*Data shown*
— BEGIN —

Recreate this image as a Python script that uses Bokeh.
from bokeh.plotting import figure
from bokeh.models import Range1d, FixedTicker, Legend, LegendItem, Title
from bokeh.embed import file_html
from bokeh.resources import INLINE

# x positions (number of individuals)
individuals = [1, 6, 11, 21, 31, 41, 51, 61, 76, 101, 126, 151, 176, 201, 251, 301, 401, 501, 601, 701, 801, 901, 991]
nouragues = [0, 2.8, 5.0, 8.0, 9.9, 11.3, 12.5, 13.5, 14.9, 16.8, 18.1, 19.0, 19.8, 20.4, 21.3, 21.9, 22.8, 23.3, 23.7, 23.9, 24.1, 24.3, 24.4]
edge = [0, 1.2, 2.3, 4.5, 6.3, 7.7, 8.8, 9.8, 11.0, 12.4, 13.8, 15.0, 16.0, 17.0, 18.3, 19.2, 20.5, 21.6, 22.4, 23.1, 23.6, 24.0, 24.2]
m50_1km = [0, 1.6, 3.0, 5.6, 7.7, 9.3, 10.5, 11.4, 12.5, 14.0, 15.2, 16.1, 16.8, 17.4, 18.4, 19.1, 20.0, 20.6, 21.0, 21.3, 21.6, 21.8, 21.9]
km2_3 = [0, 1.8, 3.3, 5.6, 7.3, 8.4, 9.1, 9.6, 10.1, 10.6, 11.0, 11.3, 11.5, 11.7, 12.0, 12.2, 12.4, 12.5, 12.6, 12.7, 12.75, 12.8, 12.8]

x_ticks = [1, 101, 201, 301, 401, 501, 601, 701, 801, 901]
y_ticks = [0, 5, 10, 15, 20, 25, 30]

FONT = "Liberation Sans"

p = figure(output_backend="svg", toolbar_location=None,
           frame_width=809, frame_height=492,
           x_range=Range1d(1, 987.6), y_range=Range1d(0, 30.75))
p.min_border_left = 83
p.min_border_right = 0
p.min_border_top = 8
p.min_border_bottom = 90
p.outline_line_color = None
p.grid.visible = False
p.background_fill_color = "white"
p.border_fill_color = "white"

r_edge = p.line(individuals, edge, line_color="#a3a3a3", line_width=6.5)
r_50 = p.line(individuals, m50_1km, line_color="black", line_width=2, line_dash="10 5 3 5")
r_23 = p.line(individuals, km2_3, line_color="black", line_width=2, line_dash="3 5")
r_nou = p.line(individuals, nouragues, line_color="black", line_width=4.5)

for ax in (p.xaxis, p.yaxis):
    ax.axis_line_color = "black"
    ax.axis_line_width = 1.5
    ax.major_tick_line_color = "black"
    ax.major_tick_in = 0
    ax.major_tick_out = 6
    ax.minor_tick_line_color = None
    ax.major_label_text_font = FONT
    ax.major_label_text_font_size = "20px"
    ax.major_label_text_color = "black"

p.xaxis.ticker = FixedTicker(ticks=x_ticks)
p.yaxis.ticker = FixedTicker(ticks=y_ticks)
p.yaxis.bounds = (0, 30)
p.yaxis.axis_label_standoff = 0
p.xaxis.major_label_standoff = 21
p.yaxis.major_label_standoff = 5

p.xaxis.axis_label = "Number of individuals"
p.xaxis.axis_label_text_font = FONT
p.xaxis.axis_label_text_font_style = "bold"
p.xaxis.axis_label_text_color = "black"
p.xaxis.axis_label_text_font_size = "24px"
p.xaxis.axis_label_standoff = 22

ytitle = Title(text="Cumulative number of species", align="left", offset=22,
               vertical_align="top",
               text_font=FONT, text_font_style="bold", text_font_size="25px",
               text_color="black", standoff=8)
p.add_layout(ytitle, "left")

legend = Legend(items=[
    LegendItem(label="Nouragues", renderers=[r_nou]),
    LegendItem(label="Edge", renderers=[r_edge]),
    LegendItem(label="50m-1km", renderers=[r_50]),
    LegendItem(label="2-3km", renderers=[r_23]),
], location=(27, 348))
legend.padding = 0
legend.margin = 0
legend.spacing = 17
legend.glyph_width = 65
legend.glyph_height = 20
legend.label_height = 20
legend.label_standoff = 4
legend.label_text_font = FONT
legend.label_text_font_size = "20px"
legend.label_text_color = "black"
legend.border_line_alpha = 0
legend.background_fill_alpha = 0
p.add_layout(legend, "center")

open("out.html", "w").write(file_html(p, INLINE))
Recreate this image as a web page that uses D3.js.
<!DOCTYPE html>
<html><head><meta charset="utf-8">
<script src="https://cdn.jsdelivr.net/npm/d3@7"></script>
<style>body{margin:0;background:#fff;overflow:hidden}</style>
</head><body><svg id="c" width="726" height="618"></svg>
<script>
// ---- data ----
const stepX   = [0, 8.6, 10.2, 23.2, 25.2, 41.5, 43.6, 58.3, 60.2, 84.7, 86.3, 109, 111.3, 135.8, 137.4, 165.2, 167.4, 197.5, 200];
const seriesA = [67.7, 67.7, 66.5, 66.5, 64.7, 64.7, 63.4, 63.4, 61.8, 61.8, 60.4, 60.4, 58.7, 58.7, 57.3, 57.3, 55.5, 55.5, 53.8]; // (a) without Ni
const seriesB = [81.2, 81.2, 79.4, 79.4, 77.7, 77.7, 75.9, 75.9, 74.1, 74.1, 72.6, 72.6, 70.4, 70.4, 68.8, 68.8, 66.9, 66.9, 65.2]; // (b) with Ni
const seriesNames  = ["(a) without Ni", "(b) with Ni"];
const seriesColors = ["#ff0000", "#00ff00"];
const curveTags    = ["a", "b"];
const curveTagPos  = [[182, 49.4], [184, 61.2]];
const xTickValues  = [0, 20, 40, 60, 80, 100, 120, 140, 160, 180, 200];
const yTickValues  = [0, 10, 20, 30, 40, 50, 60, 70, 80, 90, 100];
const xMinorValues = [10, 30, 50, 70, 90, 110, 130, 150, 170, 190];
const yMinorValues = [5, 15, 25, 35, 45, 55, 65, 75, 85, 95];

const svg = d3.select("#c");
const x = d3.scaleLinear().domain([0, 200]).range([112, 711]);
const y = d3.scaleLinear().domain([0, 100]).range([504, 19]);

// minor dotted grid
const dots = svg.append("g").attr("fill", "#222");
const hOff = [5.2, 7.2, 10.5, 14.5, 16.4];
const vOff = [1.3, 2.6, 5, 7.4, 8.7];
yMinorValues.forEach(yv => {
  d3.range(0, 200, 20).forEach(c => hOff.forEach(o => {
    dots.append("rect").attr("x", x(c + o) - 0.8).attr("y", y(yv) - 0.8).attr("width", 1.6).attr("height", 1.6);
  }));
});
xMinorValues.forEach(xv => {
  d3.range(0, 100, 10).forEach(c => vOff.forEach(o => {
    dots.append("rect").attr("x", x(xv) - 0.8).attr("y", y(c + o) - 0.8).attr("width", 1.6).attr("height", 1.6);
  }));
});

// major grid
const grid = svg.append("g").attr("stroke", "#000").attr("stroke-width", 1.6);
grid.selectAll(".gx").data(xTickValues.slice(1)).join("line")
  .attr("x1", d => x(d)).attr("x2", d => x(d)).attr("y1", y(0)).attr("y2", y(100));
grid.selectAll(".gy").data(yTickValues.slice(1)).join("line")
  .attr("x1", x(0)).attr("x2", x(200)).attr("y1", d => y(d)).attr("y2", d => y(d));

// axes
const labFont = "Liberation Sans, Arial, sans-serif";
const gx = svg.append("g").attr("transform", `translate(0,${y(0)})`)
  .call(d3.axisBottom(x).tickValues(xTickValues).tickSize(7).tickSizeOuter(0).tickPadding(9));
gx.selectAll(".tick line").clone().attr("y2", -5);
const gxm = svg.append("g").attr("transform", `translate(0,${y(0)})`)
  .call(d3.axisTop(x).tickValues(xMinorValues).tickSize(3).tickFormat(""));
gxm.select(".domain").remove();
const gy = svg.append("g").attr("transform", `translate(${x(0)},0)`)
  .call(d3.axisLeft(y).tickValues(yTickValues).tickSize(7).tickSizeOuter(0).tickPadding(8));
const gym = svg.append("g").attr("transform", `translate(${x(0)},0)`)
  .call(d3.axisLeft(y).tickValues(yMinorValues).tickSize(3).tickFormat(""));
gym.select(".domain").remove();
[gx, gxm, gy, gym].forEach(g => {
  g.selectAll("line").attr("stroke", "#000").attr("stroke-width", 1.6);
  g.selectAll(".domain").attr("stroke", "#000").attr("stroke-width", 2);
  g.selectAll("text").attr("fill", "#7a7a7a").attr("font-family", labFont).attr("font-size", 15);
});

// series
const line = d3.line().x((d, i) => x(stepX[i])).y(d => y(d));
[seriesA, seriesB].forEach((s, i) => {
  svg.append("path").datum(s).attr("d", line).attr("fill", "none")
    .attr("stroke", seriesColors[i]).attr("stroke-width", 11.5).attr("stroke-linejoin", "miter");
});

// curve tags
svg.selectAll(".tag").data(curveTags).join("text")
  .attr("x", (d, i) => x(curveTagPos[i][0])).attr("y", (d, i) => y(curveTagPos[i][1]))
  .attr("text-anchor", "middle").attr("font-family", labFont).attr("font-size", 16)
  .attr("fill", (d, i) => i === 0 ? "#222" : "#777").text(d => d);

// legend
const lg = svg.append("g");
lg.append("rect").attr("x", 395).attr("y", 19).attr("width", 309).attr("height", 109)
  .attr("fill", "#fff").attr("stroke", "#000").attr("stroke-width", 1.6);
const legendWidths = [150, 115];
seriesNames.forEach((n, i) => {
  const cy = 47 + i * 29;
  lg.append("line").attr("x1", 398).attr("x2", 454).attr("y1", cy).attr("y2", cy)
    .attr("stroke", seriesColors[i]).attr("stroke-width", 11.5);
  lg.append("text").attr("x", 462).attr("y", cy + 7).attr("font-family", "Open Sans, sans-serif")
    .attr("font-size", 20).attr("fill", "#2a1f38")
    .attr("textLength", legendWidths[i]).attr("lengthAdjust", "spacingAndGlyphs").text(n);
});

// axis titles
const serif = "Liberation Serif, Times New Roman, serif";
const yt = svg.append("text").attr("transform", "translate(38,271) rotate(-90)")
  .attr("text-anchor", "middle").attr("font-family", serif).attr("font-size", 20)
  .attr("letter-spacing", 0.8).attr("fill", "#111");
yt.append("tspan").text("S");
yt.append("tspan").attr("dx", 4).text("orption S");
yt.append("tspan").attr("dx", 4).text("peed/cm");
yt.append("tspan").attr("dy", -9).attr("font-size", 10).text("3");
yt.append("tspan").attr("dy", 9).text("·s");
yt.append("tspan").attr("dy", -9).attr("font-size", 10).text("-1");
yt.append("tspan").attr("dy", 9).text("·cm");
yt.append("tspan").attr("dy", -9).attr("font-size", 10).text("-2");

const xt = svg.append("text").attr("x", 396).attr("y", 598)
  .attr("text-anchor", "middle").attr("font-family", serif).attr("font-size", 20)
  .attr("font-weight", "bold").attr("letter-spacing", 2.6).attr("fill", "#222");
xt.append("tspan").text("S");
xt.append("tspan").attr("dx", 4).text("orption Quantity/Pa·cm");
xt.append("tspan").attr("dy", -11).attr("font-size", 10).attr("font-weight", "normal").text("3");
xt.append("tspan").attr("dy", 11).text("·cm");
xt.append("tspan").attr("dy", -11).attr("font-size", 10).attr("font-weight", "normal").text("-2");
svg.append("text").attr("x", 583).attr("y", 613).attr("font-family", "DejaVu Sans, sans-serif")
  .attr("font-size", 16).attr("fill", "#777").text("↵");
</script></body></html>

— END —

*Task*
Begin with the first line of the data above and, please, print each line exactly until you have printed the line containing "from bokeh.resources import INLINE"; print nothing else.

*Answer to this task*
Recreate this image as a Python script that uses Bokeh.
from bokeh.plotting import figure
from bokeh.models import Range1d, FixedTicker, Legend, LegendItem, Title
from bokeh.embed import file_html
from bokeh.resources import INLINE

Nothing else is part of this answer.